I have Mr. Anderson, then Mr. Savard-Tremblay and Mr. Kibble.
We'll proceed.
Conservative
Scott Anderson Conservative Vernon—Lake Country—Monashee, BC
Thank you.
In the civilian system, the prosecutor ultimately decides whether to go forward. Is that correct?
Conservative
Scott Anderson Conservative Vernon—Lake Country—Monashee, BC
It's the same in the military: The prosecutor in either the military or the civilian system could decline to prosecute. Is that correct?
Col Geneviève Lortie
The prosecutor will decide if it will proceed to court martial. You're right that in the military, we have the same system. It's really for the court martial.
Conservative
Scott Anderson Conservative Vernon—Lake Country—Monashee, BC
That has no real bearing on it. Whether it's the civilian system or the military system—either one—the prosecutor has the discretion to do that.
Col Geneviève Lortie
You're right. Both systems have the discretion.

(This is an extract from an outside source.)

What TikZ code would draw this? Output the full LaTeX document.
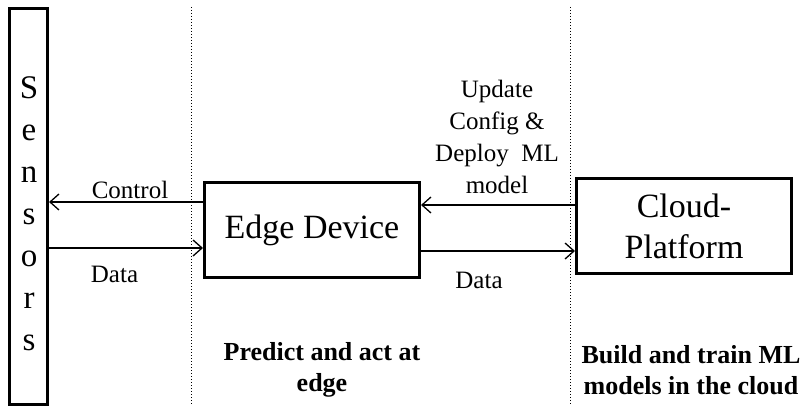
\documentclass[tikz,border=0pt]{standalone}
\usepackage{fontspec}
\setmainfont{Liberation Serif}
\usetikzlibrary{arrows.meta}
\begin{document}
\begin{tikzpicture}[x=1pt,y=-1pt,
  box/.style={draw,line width=3pt,inner sep=0pt,align=center},
  arr/.style={line width=1.3pt,-{Straight Barb[length=9pt,width=16pt,line width=1.3pt]}},
  sep/.style={line width=1pt,dotted},
  lbl/.style={inner sep=0pt,font=\fontsize{25}{32}\selectfont,align=center},
  note/.style={inner sep=0pt,font=\bfseries\fontsize{26}{31}\selectfont,align=center}]
\useasboundingbox (0,0) rectangle (806,409);

% column separators
\coordinate (s1t) at (191,7);  \coordinate (s1b) at (191,405);
\coordinate (s2t) at (570,7);  \coordinate (s2b) at (570,405);
\draw[sep] (s1t) -- (s1b);
\draw[sep] (s2t) -- (s2b);

% sensors column
\node[box,minimum width=38pt,minimum height=396pt] (sensors) at (28.5,206.5) {};
\node[inner sep=0pt,align=center,font=\fontsize{33}{42}\selectfont] (sensorstext) at (29,214)
  {S\\e\\n\\s\\o\\r\\s};

% devices
\node[box,minimum width=215pt,minimum height=95pt,font=\fontsize{34}{41}\selectfont] (edge) at (312,230) {Edge Device};
\node[box,minimum width=215pt,minimum height=95pt,font=\fontsize{34}{41}\selectfont] (cloud) at (684,226) {Cloud-\\Platform};

% sensors <-> edge
\draw[arr] ([yshift=28pt]edge.west) coordinate (c1) -- (c1 -| sensors.east);
\draw[arr] ([yshift=-18pt]sensors.east |- edge.west) coordinate (d1) -- (d1 -| edge.west);
\node[lbl] (ctrl) at (130,190) {Control};
\node[lbl] (data1) at (114.5,274) {Data};

% edge <-> cloud
\draw[arr] ([yshift=25pt]edge.east -| cloud.west) coordinate (u1) -- (u1 -| edge.east);
\draw[arr] ([yshift=-21pt]edge.east) coordinate (d2) -- (d2 -| cloud.west);
\node[lbl] (upd) at (497,137) {Update\\Config \&\\Deploy~~ML\\model};
\node[lbl] (data2) at (479,280) {Data};

% captions
\node[note] (capedge) at (322,370) {Predict and act at\\edge};
\node[note] (capcloud) at (691,370) {Build and train ML\\models in the cloud};
\end{tikzpicture}
\end{document}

Here, we're looking at the time when choosing is proposed. Charges have already been laid. It means that the decision has already been made, and you're going to encounter challenges under the Jordan delays. We know this is applicable to both courts—the civilian court and the military court. You have 18 months to get to the end of the trial. The time starts from the laying of the charge.
That provision starts from the beginning. When the charge is already laid in one system, in the civilian court, but they want to go under the military justice system, to do that, all the steps that were described by my colleagues need to happen. This process takes time—to review the file, to get the legal advice that is required, to the point of the referral of charges to court martial. One of the first challenges you could get is with Jordan delays, because you start in one and you need to get out of one and get into the other one.
Conservative
Scott Anderson Conservative Vernon—Lake Country—Monashee, BC
With regard to the Jordan decision, we've heard from military prosecutors, military defence and the chief of police of Victoria. The military says it has the capacity and the capability. The civilian system essentially says, through the chief of police of Victoria, that it has the ability but not the capability. It simply can't take on this sort of work. I would suggest to you that the Jordan decision would have an impact much more frequently in the civilian system.

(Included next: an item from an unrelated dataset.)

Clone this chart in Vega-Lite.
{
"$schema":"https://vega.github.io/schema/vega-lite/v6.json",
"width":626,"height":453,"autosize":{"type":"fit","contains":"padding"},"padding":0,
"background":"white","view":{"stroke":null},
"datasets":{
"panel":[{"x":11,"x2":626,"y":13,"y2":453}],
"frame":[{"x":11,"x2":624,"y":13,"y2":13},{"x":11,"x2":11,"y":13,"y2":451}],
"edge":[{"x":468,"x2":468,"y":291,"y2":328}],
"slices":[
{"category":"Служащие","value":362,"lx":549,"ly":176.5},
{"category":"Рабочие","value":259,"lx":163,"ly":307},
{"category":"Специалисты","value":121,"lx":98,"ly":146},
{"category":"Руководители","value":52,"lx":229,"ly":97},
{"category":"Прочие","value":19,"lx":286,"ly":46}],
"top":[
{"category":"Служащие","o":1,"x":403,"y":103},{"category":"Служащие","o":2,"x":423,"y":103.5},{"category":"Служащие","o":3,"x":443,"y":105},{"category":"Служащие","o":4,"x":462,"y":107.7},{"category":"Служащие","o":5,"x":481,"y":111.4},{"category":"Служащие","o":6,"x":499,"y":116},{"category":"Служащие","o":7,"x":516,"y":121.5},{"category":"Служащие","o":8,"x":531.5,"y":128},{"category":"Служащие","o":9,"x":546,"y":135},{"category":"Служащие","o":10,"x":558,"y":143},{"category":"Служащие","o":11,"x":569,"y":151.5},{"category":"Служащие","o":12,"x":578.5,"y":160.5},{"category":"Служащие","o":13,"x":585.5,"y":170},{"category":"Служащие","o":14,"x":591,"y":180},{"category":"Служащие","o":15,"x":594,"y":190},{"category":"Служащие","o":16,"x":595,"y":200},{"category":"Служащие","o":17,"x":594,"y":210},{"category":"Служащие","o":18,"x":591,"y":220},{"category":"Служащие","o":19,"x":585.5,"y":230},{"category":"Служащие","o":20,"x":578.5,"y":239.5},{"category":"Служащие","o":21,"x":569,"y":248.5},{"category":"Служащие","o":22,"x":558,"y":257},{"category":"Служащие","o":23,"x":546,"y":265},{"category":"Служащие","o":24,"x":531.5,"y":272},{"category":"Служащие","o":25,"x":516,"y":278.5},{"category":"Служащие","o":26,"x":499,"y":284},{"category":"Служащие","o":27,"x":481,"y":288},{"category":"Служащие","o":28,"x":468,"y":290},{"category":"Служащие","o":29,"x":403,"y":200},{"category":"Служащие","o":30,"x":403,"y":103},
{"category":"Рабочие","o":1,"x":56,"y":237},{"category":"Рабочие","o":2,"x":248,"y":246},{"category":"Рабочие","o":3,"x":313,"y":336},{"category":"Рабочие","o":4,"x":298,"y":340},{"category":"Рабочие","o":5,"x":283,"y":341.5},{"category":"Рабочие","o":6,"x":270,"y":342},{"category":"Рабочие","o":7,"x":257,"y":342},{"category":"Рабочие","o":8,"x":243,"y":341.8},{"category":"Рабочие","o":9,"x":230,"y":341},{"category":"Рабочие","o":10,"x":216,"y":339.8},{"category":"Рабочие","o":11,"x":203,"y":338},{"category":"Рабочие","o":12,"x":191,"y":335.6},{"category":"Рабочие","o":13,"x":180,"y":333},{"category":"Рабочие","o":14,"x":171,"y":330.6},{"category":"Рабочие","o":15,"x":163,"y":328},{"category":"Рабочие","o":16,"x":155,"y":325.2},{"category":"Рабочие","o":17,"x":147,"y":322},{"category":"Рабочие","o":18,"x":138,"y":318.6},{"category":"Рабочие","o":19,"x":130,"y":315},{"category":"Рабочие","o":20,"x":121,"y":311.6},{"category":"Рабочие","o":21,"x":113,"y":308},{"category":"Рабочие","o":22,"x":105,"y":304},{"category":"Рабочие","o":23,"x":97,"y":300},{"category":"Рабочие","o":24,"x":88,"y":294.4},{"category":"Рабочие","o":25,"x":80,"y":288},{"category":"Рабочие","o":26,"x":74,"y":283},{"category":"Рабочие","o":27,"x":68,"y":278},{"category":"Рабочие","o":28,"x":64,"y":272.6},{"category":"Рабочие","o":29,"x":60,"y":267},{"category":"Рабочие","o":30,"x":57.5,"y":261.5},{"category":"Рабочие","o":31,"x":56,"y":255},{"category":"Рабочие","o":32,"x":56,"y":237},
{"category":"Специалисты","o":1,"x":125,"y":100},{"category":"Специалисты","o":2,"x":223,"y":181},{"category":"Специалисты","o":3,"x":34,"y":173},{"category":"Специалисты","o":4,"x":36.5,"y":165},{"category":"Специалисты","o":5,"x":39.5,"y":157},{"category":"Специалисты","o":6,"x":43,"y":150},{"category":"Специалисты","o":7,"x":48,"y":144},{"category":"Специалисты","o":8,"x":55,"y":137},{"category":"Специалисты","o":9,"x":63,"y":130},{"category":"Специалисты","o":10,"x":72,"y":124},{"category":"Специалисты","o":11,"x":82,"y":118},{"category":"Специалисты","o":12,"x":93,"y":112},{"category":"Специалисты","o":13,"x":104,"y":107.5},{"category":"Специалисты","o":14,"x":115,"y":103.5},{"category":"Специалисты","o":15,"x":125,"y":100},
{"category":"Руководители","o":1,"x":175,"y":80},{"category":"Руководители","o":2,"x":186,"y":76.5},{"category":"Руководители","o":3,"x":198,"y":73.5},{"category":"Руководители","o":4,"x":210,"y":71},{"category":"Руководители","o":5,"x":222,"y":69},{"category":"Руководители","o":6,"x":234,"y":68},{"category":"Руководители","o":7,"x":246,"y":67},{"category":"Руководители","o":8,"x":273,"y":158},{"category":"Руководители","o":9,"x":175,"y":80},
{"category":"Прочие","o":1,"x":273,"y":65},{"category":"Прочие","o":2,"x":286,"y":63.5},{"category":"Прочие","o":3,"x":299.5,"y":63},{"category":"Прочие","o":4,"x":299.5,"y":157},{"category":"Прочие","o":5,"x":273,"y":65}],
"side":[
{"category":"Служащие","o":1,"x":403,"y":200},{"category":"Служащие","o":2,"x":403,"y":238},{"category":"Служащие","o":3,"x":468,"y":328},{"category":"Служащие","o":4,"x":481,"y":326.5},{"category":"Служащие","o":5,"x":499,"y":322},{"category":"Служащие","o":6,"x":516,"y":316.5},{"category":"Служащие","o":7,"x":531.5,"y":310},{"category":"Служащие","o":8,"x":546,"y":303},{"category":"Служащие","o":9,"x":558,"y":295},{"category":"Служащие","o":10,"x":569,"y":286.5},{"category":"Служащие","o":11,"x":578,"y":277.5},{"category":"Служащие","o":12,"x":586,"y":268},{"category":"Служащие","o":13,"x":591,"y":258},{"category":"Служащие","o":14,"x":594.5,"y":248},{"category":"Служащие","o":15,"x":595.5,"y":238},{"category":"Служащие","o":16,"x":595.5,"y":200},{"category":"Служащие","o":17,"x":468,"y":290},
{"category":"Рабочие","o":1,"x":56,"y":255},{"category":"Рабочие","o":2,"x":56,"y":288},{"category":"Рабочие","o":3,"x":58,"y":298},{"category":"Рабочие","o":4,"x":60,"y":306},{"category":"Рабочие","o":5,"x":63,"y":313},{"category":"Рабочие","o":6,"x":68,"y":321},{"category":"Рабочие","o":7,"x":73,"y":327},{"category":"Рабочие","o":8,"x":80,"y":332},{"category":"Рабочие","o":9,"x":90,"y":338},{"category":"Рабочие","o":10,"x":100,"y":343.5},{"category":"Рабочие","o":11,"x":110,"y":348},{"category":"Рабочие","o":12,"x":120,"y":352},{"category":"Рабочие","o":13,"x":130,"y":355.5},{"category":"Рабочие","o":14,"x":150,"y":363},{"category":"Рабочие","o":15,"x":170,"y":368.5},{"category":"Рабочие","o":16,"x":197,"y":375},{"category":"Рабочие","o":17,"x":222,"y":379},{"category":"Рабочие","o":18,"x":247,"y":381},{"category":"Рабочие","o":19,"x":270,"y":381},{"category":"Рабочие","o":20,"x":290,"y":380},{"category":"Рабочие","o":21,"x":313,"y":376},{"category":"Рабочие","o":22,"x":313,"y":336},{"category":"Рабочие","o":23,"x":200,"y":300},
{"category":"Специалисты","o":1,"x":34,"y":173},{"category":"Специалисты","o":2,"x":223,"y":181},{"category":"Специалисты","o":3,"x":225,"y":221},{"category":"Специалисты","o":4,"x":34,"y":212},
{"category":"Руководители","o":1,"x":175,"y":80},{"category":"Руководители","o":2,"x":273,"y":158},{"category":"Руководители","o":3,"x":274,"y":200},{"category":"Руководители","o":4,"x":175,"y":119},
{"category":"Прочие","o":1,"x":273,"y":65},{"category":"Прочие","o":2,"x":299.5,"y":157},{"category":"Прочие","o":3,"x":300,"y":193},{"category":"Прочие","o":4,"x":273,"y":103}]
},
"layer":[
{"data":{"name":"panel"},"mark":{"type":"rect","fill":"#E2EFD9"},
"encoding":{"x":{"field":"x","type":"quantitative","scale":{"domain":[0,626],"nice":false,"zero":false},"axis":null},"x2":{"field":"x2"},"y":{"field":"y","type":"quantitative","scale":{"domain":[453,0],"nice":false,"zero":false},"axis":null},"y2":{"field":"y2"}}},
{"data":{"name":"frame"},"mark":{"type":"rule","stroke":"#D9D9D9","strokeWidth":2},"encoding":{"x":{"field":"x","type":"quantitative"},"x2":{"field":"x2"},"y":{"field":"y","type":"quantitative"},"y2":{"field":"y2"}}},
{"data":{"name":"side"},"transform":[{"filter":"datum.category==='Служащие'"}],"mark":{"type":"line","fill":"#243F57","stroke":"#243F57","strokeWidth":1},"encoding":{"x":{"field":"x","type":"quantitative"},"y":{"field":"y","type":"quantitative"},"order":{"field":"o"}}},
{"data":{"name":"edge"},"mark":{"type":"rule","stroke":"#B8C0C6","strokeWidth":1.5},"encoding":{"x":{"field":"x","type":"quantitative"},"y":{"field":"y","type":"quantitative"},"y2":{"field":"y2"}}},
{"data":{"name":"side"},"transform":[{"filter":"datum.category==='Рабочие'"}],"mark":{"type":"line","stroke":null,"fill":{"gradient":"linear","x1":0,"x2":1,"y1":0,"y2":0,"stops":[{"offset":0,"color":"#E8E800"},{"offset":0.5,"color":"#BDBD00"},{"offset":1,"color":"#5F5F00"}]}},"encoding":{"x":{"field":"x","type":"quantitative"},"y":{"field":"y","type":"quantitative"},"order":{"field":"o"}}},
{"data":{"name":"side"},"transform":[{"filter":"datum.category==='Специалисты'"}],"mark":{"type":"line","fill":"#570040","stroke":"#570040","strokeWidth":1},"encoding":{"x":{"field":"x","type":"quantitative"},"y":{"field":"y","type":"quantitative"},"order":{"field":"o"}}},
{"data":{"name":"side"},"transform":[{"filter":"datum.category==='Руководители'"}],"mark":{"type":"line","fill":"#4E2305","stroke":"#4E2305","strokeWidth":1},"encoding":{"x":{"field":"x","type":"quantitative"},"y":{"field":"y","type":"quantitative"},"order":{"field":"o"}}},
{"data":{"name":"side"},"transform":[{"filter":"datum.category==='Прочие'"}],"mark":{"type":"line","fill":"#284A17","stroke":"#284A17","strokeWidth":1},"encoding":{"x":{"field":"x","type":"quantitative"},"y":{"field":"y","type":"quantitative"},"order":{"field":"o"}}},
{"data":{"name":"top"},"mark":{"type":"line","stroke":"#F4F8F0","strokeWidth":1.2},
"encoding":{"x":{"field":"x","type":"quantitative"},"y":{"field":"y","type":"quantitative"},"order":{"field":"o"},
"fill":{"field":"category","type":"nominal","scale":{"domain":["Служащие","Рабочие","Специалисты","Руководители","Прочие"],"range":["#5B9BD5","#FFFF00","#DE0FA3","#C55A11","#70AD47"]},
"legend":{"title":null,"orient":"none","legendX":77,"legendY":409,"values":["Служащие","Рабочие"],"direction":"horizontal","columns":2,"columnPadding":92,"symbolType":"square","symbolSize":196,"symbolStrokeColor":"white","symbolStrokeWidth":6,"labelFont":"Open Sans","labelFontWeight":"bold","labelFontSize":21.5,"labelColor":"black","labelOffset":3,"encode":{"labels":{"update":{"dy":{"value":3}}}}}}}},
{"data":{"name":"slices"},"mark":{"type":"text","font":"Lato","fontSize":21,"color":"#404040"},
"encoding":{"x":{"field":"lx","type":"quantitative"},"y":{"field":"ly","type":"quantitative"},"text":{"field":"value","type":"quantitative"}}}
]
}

I want to point out.... I can read the list of witnesses, but we've all heard them. Everybody except for one asked for choice, including the experts and the victims.
I'd like to point out something that Dr. Karen Breeck said:
First, the military of 2025 is not the military of 2015.

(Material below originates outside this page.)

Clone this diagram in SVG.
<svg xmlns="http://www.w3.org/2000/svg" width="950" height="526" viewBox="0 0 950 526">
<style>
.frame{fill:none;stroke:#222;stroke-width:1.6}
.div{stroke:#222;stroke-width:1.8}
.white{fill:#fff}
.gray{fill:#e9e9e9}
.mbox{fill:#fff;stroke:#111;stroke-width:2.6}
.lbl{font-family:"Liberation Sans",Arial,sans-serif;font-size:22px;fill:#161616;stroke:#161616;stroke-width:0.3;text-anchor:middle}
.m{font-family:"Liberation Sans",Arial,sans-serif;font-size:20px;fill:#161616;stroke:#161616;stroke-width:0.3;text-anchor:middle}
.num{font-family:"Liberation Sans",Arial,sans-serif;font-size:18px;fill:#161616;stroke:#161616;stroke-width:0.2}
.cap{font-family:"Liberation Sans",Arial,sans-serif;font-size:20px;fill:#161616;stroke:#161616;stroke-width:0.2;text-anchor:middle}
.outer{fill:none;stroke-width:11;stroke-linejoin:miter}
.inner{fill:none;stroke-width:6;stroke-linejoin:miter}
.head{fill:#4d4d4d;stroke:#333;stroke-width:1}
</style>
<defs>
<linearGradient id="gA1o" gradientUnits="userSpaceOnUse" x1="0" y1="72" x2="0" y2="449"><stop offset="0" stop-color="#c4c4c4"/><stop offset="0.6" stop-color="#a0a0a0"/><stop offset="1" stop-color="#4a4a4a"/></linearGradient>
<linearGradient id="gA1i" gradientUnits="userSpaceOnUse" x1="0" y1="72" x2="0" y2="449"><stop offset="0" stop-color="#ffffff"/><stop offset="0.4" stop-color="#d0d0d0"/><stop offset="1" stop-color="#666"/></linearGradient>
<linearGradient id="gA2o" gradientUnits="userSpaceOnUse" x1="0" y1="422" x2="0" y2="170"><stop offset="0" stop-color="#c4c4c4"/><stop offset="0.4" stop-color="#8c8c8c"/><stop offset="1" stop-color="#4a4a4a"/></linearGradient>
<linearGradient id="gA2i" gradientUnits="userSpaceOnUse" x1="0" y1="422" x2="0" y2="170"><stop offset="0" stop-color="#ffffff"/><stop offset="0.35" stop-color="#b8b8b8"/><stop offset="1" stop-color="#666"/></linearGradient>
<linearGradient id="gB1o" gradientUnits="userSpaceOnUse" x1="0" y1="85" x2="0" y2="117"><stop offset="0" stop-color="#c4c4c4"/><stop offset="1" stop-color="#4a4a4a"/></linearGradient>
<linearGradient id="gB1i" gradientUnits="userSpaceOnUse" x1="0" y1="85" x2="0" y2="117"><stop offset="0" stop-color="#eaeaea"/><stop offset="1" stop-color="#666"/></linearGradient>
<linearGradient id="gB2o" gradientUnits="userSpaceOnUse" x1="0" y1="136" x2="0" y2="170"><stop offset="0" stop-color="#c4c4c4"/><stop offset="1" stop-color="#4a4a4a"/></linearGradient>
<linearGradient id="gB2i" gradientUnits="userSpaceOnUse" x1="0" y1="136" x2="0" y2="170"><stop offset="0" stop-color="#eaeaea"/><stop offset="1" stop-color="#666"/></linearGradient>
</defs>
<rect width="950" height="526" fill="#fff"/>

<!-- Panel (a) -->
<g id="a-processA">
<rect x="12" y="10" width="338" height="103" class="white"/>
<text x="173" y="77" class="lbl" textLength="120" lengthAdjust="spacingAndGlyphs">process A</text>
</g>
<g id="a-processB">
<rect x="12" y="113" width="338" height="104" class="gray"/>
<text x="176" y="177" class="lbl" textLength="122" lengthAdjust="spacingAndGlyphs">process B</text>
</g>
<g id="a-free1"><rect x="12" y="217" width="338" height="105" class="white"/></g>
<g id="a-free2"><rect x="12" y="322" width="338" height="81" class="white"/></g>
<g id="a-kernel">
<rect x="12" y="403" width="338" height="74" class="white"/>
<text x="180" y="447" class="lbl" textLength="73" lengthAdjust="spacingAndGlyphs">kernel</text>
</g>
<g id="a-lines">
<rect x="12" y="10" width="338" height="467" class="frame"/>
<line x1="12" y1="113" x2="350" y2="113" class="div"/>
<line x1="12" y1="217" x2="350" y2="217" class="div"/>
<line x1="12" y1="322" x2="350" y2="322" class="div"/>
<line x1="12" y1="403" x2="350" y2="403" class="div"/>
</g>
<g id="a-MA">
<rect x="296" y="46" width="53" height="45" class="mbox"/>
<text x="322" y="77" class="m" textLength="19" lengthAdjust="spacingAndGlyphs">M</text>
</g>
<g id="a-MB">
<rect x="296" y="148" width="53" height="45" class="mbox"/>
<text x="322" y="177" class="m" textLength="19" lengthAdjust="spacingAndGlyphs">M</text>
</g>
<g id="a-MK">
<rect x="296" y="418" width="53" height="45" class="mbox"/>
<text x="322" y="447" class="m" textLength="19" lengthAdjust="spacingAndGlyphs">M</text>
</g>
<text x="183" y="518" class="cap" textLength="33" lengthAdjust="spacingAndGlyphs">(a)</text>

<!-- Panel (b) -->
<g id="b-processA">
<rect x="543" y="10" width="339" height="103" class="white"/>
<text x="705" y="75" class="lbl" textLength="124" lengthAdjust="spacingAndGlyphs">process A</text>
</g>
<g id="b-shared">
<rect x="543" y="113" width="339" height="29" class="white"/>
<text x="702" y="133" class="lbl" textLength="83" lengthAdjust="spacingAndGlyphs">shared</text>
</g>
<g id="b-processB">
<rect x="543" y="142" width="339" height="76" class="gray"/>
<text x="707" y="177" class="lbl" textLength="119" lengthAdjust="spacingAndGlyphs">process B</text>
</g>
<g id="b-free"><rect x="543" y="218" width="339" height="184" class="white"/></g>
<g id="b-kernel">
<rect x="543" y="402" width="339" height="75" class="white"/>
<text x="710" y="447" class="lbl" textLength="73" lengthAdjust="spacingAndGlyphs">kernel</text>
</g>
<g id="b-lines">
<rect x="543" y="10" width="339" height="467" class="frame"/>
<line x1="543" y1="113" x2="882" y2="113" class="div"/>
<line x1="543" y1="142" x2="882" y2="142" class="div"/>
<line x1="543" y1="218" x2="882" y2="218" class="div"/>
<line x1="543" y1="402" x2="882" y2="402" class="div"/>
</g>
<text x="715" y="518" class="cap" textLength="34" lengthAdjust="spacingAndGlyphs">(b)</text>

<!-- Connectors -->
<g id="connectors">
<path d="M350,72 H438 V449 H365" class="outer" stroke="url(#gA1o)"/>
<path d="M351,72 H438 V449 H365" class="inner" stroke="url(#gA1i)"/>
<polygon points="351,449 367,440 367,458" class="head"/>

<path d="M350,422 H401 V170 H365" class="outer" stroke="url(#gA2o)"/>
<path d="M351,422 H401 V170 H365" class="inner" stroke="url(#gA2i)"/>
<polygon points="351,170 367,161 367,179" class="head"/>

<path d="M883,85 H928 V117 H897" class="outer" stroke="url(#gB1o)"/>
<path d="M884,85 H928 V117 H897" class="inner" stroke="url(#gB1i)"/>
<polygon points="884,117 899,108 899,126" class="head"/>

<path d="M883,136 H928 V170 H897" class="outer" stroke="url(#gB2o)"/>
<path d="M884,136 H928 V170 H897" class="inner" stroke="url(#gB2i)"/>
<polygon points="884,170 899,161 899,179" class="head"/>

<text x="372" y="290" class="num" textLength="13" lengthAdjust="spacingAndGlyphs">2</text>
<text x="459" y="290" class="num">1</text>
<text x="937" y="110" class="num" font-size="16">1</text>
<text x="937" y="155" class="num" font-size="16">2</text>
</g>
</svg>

That's when all of these reports were done. She continued:
Many problems identified in the Deschamps and Arbour reports no longer exist. Today the chain of command has extensive awareness and training. The sexual misconduct support and resource centre is fully operational. Victims' rights legislation is in force. Independent legal and victim supports exist. The duty to report has been removed. What evidence still shows that recommendation five remains the best way forward?
I would suggest that things have changed dramatically. Right now, people are still asking for choice. Victims are still asking for choice. Frankly, I find it paternalistic to hear Minister McGuinty sit here and say it's a false choice, when it is an obvious choice. It is civilian versus military. It's not a false choice; it's a choice that the victim deserves to have and should have.
Thank you.
Bloc
Simon-Pierre Savard-Tremblay Bloc Saint-Hyacinthe—Bagot—Acton, QC
Indeed, in light of the testimony that has been heard, many have suggested free choice and recourse to military courts, but that was not the case for everyone.
In light of what we are hearing now, I think that amendment BQ‑1, which I will propose later, will be a better compromise. Therefore, I am against this proposal. Mine is in line with the objective and the idea, while being more realistic.
January 28th, 2026 / 4:35 p.m.
Conservative
Jeff Kibble Conservative Cowichan—Malahat—Langford, BC
Thank you, Mr. Chair.
I have a couple of questions and comments that I'd like to share.
Lieutenant-Colonel MacMillan, you referred to the Constitution. Are you a constitutional law expert?